Directions - Copy out the material below in full, but not its images.
↓↓↓
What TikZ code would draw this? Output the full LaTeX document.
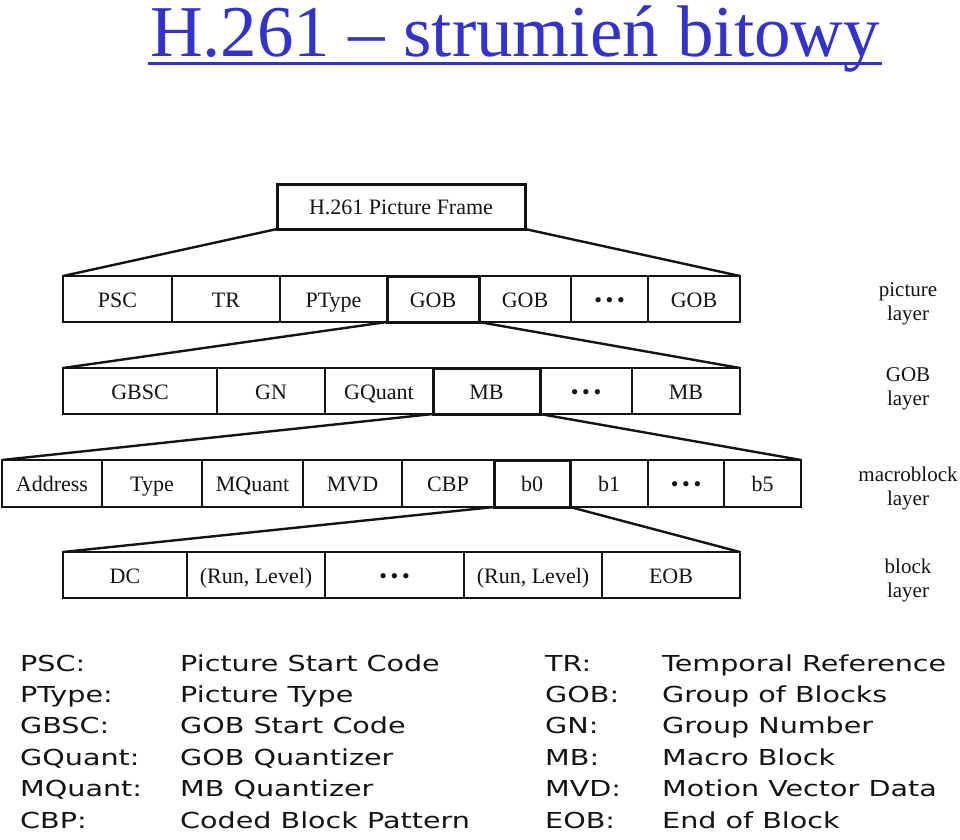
\documentclass[tikz,border=0pt]{standalone}
\usepackage{fontspec}
\setmainfont{Liberation Serif}
\newfontfamily\legendfont{DejaVu Sans}[FakeStretch=1.3]
\usetikzlibrary{positioning}
\definecolor{hblue}{HTML}{3333CC}
\definecolor{hink} {HTML}{141414}
\newcommand{\cellfont}{\fontsize{22}{24}\selectfont}
\newcommand{\layerfont}{\fontsize{21}{24}\selectfont}
\newcommand{\legfont}{\legendfont\fontsize{22}{26}\selectfont}
\newcommand{\celldots}{\textbullet\,\textbullet\,\textbullet}
\tikzset{
  fld/.style={draw=hink, line width=1.2pt, anchor=west, inner sep=0pt,
              outer sep=0pt, minimum height=46, font=\cellfont, text=hink,
              text height=17pt, text depth=1pt},
  hotfld/.style={fld, line width=3pt},
  rowframe/.style={draw=hink, line width=2.6pt},
  fan/.style={draw=hink, line width=2.4pt},
  layerlbl/.style={align=center, font=\layerfont, text=hink, inner sep=0pt},
  legkey/.style={anchor=base west, inner sep=0pt, font=\legfont, text=hink}
}

\begin{document}
\begin{tikzpicture}[x=1pt, y=-1pt]
  \useasboundingbox (0,0) rectangle (960,839);
  % title
  \node[text=hblue, font=\fontsize{73}{78}\selectfont, anchor=base, inner sep=0pt]
    (title) at (515,56) {H.261 -- strumień bitowy};
  \draw[hblue, line width=3pt] ([xshift=-2pt,yshift=-7pt]title.base west)
    -- ([xshift=2pt,yshift=-7pt]title.base east);

  \node[fld, line width=3pt, minimum width=248, minimum height=45] (frame) at (277,206.5)
    {H.261 Picture Frame};

  % picture layer
  \foreach \l/\r/\txt/\nm in {63/172/PSC/psc, 172/280/TR/tr, 280/387/PType/ptype,
                               479/571/GOB/gobB, 571/648/\celldots/pdots, 648/740/GOB/gobN}
    {\node[fld, minimum width=\r-\l] (\nm) at (\l,299) {\txt};}
  \node[hotfld, minimum width=92] (gobA) at (387,299) {GOB};
  \draw[rowframe] (psc.north west) rectangle (gobN.south east);
  \draw[fan] (frame.south west) -- (psc.north west);
  \draw[fan] (frame.south east) -- (gobN.north east);
  \node[layerlbl] (lpic) at (908,304) {picture\\layer};

  % GOB layer
  \foreach \l/\r/\txt/\nm in {63/217/GBSC/gbsc, 217/325/GN/gn, 325/433/GQuant/gquant,
                               540/632/\celldots/gdots, 632/740/MB/mbN}
    {\node[fld, minimum width=\r-\l] (\nm) at (\l,391) {\txt};}
  \node[hotfld, minimum width=107] (mbA) at (433,391) {MB};
  \draw[rowframe] (gbsc.north west) rectangle (mbN.south east);
  \draw[fan] (gobA.south west) -- (gbsc.north west);
  \draw[fan] (gobA.south east) -- (mbN.north east);
  \node[layerlbl] (lgob) at (908,389) {GOB\\layer};

  % macroblock layer
  \foreach \l/\r/\txt/\nm in {2/102/Address/addr, 102/202/Type/type, 202/303/MQuant/mquant,
                               303/402/MVD/mvd, 402/494/CBP/cbp, 570/648/b1/bone,
                               648/724/\celldots/mdots, 724/801/b5/bfive}
    {\node[fld, minimum width=\r-\l, minimum height=47] (\nm) at (\l,483.5) {\txt};}
  \node[hotfld, minimum width=76, minimum height=47] (bzero) at (494,483.5) {b0};
  \draw[rowframe] (addr.north west) rectangle (bfive.south east);
  \draw[fan] (mbA.south west) -- (addr.north west);
  \draw[fan] (mbA.south east) -- (bfive.north east);
  \node[layerlbl] (lmac) at (908,488) {macroblock\\layer};

  % block layer
  \foreach \l/\r/\txt/\nm in {63/187/DC/dc, 187/325/{(Run, Level)}/rlA, 325/464/\celldots/bdots,
                               464/602/{(Run, Level)}/rlB, 602/740/EOB/eob}
    {\node[fld, minimum width=\r-\l] (\nm) at (\l,575) {\txt};}
  \draw[rowframe] (dc.north west) rectangle (eob.south east);
  \draw[fan] (bzero.south west) -- (dc.north west);
  \draw[fan] (bzero.south east) -- (eob.north east);
  \node[layerlbl] (lblk) at (908,580) {block\\layer};

  % legend
  \foreach \k/\d [count=\i from 0] in {PSC:/Picture Start Code, PType:/Picture Type,
      GBSC:/GOB Start Code, GQuant:/GOB Quantizer, MQuant:/MB Quantizer,
      CBP:/Coded Block Pattern}
    {\node[legkey] (lk\i) at (20,671+31.4*\i) {\k};
     \node[legkey] (ld\i) at (180,671+31.4*\i) {\d};}
  \foreach \k/\d [count=\i from 0] in {TR:/Temporal Reference, GOB:/Group of Blocks,
      GN:/Group Number, MB:/Macro Block, MVD:/Motion Vector Data, EOB:/End of Block}
    {\node[legkey] (rk\i) at (545,671+31.4*\i) {\k};
     \node[legkey] (rd\i) at (662,671+31.4*\i) {\d};}
\end{tikzpicture}
\end{document}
↑↑↑
Answer to this task -
What TikZ code would draw this? Output the full LaTeX document.
\documentclass[tikz,border=0pt]{standalone}
\usepackage{fontspec}
\setmainfont{Liberation Serif}
\newfontfamily\legendfont{DejaVu Sans}[FakeStretch=1.3]
\usetikzlibrary{positioning}
\definecolor{hblue}{HTML}{3333CC}
\definecolor{hink} {HTML}{141414}
\newcommand{\cellfont}{\fontsize{22}{24}\selectfont}
\newcommand{\layerfont}{\fontsize{21}{24}\selectfont}
\newcommand{\legfont}{\legendfont\fontsize{22}{26}\selectfont}
\newcommand{\celldots}{\textbullet\,\textbullet\,\textbullet}
\tikzset{
  fld/.style={draw=hink, line width=1.2pt, anchor=west, inner sep=0pt,
              outer sep=0pt, minimum height=46, font=\cellfont, text=hink,
              text height=17pt, text depth=1pt},
  hotfld/.style={fld, line width=3pt},
  rowframe/.style={draw=hink, line width=2.6pt},
  fan/.style={draw=hink, line width=2.4pt},
  layerlbl/.style={align=center, font=\layerfont, text=hink, inner sep=0pt},
  legkey/.style={anchor=base west, inner sep=0pt, font=\legfont, text=hink}
}

\begin{document}
\begin{tikzpicture}[x=1pt, y=-1pt]
  \useasboundingbox (0,0) rectangle (960,839);
  % title
  \node[text=hblue, font=\fontsize{73}{78}\selectfont, anchor=base, inner sep=0pt]
    (title) at (515,56) {H.261 -- strumień bitowy};
  \draw[hblue, line width=3pt] ([xshift=-2pt,yshift=-7pt]title.base west)
    -- ([xshift=2pt,yshift=-7pt]title.base east);

  \node[fld, line width=3pt, minimum width=248, minimum height=45] (frame) at (277,206.5)
    {H.261 Picture Frame};

  % picture layer
  \foreach \l/\r/\txt/\nm in {63/172/PSC/psc, 172/280/TR/tr, 280/387/PType/ptype,
                               479/571/GOB/gobB, 571/648/\celldots/pdots, 648/740/GOB/gobN}
    {\node[fld, minimum width=\r-\l] (\nm) at (\l,299) {\txt};}
  \node[hotfld, minimum width=92] (gobA) at (387,299) {GOB};
  \draw[rowframe] (psc.north west) rectangle (gobN.south east);
  \draw[fan] (frame.south west) -- (psc.north west);
  \draw[fan] (frame.south east) -- (gobN.north east);
  \node[layerlbl] (lpic) at (908,304) {picture\\layer};

  % GOB layer
  \foreach \l/\r/\txt/\nm in {63/217/GBSC/gbsc, 217/325/GN/gn, 325/433/GQuant/gquant,
                               540/632/\celldots/gdots, 632/740/MB/mbN}
    {\node[fld, minimum width=\r-\l] (\nm) at (\l,391) {\txt};}
  \node[hotfld, minimum width=107] (mbA) at (433,391) {MB};
  \draw[rowframe] (gbsc.north west) rectangle (mbN.south east);
  \draw[fan] (gobA.south west) -- (gbsc.north west);
  \draw[fan] (gobA.south east) -- (mbN.north east);
  \node[layerlbl] (lgob) at (908,389) {GOB\\layer};

  % macroblock layer
  \foreach \l/\r/\txt/\nm in {2/102/Address/addr, 102/202/Type/type, 202/303/MQuant/mquant,
                               303/402/MVD/mvd, 402/494/CBP/cbp, 570/648/b1/bone,
                               648/724/\celldots/mdots, 724/801/b5/bfive}
    {\node[fld, minimum width=\r-\l, minimum height=47] (\nm) at (\l,483.5) {\txt};}
  \node[hotfld, minimum width=76, minimum height=47] (bzero) at (494,483.5) {b0};
  \draw[rowframe] (addr.north west) rectangle (bfive.south east);
  \draw[fan] (mbA.south west) -- (addr.north west);
  \draw[fan] (mbA.south east) -- (bfive.north east);
  \node[layerlbl] (lmac) at (908,488) {macroblock\\layer};

  % block layer
  \foreach \l/\r/\txt/\nm in {63/187/DC/dc, 187/325/{(Run, Level)}/rlA, 325/464/\celldots/bdots,
                               464/602/{(Run, Level)}/rlB, 602/740/EOB/eob}
    {\node[fld, minimum width=\r-\l] (\nm) at (\l,575) {\txt};}
  \draw[rowframe] (dc.north west) rectangle (eob.south east);
  \draw[fan] (bzero.south west) -- (dc.north west);
  \draw[fan] (bzero.south east) -- (eob.north east);
  \node[layerlbl] (lblk) at (908,580) {block\\layer};

  % legend
  \foreach \k/\d [count=\i from 0] in {PSC:/Picture Start Code, PType:/Picture Type,
      GBSC:/GOB Start Code, GQuant:/GOB Quantizer, MQuant:/MB Quantizer,
      CBP:/Coded Block Pattern}
    {\node[legkey] (lk\i) at (20,671+31.4*\i) {\k};
     \node[legkey] (ld\i) at (180,671+31.4*\i) {\d};}
  \foreach \k/\d [count=\i from 0] in {TR:/Temporal Reference, GOB:/Group of Blocks,
      GN:/Group Number, MB:/Macro Block, MVD:/Motion Vector Data, EOB:/End of Block}
    {\node[legkey] (rk\i) at (545,671+31.4*\i) {\k};
     \node[legkey] (rd\i) at (662,671+31.4*\i) {\d};}
\end{tikzpicture}
\end{document}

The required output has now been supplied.